Extracted data:
┏━━

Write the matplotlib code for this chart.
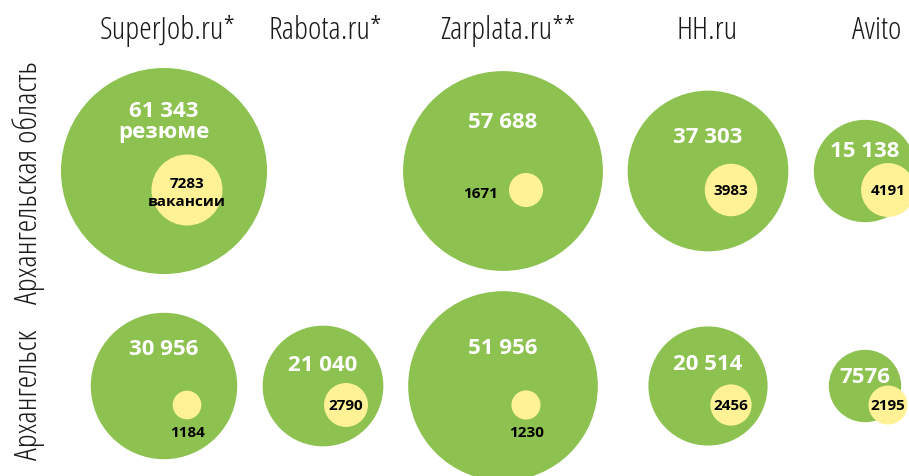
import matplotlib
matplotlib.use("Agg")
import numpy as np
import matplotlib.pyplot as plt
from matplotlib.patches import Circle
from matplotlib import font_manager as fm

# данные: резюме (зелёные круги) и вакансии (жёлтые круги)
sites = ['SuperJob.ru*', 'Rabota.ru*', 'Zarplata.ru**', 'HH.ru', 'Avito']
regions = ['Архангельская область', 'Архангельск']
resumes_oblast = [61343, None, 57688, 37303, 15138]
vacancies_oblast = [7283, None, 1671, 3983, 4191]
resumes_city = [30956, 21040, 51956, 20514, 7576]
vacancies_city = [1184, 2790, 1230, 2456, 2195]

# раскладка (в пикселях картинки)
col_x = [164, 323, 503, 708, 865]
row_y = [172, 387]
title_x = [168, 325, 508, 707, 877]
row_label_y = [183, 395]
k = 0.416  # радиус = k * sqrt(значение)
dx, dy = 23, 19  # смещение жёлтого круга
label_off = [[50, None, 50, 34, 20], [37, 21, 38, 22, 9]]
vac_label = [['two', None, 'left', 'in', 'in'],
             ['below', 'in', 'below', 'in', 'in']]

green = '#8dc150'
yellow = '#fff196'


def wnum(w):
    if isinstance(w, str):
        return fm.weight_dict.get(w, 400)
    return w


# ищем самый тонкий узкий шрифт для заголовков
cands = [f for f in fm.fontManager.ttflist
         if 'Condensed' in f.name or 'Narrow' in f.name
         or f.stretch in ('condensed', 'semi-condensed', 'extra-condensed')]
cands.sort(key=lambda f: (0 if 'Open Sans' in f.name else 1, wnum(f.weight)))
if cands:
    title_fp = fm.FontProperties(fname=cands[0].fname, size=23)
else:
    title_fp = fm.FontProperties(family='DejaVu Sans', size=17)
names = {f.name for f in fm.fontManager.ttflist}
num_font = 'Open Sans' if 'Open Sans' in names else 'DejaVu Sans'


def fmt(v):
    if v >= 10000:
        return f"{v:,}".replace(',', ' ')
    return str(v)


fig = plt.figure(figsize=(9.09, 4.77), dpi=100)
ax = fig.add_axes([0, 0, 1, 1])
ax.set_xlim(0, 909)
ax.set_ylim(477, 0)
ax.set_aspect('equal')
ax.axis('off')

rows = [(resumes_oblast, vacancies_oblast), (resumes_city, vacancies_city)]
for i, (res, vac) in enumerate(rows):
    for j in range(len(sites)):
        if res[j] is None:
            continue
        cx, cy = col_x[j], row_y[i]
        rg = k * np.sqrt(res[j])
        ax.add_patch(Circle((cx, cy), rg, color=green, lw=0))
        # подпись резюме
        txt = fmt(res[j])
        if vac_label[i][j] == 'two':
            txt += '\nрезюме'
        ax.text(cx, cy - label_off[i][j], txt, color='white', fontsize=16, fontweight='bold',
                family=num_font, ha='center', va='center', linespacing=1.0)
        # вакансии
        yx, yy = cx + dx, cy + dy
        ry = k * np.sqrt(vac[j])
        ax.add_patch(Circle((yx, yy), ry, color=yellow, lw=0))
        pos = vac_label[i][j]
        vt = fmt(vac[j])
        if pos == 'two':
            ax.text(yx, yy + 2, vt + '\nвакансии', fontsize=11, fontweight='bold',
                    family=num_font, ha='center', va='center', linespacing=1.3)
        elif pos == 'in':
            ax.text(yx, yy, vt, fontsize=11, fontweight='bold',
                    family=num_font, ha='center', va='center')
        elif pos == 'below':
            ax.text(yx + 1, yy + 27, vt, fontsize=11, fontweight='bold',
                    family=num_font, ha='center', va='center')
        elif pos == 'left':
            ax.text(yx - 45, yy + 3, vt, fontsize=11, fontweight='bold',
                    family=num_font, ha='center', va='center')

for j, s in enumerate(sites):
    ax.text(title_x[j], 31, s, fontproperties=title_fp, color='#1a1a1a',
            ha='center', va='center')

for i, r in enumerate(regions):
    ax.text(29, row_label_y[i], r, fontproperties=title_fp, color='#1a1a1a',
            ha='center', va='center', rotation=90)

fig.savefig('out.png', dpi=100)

┗━━
┏━━

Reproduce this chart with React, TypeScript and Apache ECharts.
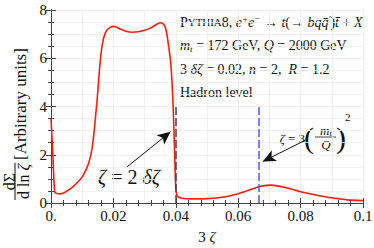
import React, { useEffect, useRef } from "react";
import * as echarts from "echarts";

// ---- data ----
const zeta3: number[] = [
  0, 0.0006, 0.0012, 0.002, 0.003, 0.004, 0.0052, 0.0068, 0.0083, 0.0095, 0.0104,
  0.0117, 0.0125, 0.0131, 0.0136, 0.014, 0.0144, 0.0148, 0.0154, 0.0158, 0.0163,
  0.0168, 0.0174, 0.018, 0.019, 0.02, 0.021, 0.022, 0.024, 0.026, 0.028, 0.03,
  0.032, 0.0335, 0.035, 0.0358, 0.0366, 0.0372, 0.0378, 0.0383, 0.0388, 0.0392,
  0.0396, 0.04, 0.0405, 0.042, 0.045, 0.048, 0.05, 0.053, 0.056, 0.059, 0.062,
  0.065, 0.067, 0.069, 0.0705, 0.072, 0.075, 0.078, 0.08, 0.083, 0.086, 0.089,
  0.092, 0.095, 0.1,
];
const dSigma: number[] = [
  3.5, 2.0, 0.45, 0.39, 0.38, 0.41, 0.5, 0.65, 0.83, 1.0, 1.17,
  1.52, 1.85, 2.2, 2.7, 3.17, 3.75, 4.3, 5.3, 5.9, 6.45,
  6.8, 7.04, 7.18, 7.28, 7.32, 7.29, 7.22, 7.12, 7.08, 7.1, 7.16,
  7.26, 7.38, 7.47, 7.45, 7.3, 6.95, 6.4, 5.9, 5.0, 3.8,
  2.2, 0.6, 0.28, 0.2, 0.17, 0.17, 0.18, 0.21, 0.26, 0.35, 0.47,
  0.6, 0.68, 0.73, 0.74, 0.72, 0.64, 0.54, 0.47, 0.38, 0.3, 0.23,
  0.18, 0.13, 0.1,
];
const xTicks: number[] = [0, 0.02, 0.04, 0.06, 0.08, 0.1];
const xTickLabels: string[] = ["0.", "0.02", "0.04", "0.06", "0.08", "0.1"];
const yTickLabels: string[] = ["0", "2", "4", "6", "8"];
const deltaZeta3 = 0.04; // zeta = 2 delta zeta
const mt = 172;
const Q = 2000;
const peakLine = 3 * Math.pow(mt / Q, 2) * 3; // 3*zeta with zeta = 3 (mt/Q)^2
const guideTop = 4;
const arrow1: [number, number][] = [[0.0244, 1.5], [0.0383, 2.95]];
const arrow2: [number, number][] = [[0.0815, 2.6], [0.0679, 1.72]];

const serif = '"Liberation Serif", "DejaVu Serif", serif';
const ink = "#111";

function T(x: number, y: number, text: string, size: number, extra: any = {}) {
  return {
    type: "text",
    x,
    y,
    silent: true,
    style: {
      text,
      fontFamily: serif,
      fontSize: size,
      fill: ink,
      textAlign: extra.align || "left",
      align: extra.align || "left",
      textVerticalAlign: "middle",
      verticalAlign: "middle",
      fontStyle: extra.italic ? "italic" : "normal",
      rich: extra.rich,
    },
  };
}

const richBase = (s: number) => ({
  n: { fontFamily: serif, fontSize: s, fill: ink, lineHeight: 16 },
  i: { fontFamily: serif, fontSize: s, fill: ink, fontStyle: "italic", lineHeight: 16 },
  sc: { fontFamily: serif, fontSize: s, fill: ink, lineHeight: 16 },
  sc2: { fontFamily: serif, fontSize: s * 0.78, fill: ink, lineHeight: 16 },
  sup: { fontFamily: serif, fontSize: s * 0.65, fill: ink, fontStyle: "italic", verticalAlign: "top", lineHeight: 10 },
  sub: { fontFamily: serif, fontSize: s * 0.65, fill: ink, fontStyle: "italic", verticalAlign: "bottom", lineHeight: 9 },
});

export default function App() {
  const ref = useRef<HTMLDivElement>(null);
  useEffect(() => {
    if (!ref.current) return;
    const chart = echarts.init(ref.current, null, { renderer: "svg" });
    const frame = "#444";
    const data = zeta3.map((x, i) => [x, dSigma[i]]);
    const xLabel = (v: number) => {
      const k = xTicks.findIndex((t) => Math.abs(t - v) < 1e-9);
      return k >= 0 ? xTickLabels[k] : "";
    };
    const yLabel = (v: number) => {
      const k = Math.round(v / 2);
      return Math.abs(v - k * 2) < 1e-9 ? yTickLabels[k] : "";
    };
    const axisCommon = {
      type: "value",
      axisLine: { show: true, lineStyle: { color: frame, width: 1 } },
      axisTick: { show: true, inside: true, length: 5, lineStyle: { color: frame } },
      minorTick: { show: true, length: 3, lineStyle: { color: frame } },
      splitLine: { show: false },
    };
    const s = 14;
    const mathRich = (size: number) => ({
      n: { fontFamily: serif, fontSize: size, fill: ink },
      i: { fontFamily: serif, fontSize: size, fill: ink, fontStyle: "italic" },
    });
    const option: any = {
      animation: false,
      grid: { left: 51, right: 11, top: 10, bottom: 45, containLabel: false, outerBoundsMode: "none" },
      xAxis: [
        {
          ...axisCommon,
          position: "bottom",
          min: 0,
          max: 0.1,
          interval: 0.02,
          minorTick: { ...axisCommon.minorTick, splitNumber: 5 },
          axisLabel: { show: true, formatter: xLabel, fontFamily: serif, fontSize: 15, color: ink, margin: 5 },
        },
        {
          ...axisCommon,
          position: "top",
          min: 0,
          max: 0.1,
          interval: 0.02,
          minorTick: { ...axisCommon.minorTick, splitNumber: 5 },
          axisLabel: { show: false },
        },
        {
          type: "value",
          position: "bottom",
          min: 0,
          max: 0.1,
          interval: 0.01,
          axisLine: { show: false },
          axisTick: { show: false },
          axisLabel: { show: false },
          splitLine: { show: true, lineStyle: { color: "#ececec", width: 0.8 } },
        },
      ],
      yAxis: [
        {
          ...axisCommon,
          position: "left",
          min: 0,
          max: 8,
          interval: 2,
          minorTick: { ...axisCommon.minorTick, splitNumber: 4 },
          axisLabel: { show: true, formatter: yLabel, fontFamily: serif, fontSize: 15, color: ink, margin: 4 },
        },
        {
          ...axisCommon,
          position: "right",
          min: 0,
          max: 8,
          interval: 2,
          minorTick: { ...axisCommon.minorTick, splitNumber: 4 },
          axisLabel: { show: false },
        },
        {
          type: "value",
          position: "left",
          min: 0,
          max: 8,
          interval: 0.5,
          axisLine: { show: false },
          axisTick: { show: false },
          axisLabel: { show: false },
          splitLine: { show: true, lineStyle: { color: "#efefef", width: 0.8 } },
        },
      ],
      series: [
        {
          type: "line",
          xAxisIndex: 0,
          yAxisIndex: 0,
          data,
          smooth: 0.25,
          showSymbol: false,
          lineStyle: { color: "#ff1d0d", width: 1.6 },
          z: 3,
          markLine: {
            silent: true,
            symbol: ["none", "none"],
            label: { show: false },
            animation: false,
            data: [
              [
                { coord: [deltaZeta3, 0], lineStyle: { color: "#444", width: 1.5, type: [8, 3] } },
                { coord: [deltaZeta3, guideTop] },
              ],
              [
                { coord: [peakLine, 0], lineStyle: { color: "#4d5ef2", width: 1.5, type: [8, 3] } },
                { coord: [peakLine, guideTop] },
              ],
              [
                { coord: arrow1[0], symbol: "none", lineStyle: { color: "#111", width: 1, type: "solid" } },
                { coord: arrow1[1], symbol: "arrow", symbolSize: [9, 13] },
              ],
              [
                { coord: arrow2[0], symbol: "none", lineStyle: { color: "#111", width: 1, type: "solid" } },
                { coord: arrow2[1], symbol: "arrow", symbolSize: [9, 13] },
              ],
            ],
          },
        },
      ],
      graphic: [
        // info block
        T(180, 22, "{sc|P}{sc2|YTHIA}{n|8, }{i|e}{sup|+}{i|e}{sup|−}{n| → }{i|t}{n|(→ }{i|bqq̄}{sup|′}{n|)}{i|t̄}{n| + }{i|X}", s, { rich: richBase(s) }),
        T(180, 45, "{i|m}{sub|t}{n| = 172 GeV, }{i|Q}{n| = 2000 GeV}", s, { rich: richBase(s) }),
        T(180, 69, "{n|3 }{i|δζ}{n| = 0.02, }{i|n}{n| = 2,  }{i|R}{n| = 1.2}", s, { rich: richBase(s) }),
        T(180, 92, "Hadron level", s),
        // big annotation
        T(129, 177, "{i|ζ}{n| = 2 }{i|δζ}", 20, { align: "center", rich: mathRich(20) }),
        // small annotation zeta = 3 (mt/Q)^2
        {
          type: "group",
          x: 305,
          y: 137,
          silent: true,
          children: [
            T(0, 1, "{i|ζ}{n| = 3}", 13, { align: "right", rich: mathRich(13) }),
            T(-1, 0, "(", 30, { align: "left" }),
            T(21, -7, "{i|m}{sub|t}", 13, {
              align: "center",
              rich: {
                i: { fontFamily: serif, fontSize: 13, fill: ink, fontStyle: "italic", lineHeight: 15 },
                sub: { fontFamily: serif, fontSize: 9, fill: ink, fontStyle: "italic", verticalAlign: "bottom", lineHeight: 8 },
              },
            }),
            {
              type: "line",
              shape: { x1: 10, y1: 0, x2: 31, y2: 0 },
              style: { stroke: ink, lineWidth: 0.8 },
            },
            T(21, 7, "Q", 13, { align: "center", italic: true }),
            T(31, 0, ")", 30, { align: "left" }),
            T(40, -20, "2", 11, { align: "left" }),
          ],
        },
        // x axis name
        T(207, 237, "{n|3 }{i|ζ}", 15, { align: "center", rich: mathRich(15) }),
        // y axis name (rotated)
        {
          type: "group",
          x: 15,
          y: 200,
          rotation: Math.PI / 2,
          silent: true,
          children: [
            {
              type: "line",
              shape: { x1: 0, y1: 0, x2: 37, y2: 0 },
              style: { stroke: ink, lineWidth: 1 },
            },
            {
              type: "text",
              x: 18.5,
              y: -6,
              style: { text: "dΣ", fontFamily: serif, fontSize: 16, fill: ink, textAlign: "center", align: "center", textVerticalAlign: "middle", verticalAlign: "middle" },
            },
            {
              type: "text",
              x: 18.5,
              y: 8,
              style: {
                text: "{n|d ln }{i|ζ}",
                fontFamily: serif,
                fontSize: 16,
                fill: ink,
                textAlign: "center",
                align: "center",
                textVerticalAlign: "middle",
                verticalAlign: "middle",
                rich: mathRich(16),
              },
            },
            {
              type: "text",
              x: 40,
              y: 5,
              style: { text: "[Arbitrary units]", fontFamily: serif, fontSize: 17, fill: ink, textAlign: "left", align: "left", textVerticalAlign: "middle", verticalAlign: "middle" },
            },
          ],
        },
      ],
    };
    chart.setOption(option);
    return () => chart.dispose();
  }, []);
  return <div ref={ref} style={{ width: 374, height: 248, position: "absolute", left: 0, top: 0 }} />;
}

┗━━

Written request: Your task is to reproduce only the lines from the one with "Write the matplotlib code for this chart." through the one with "from matplotlib import font_manager as fm", keeping both ends. Skip every picture.

Response:
Write the matplotlib code for this chart.
import matplotlib
matplotlib.use("Agg")
import numpy as np
import matplotlib.pyplot as plt
from matplotlib.patches import Circle
from matplotlib import font_manager as fm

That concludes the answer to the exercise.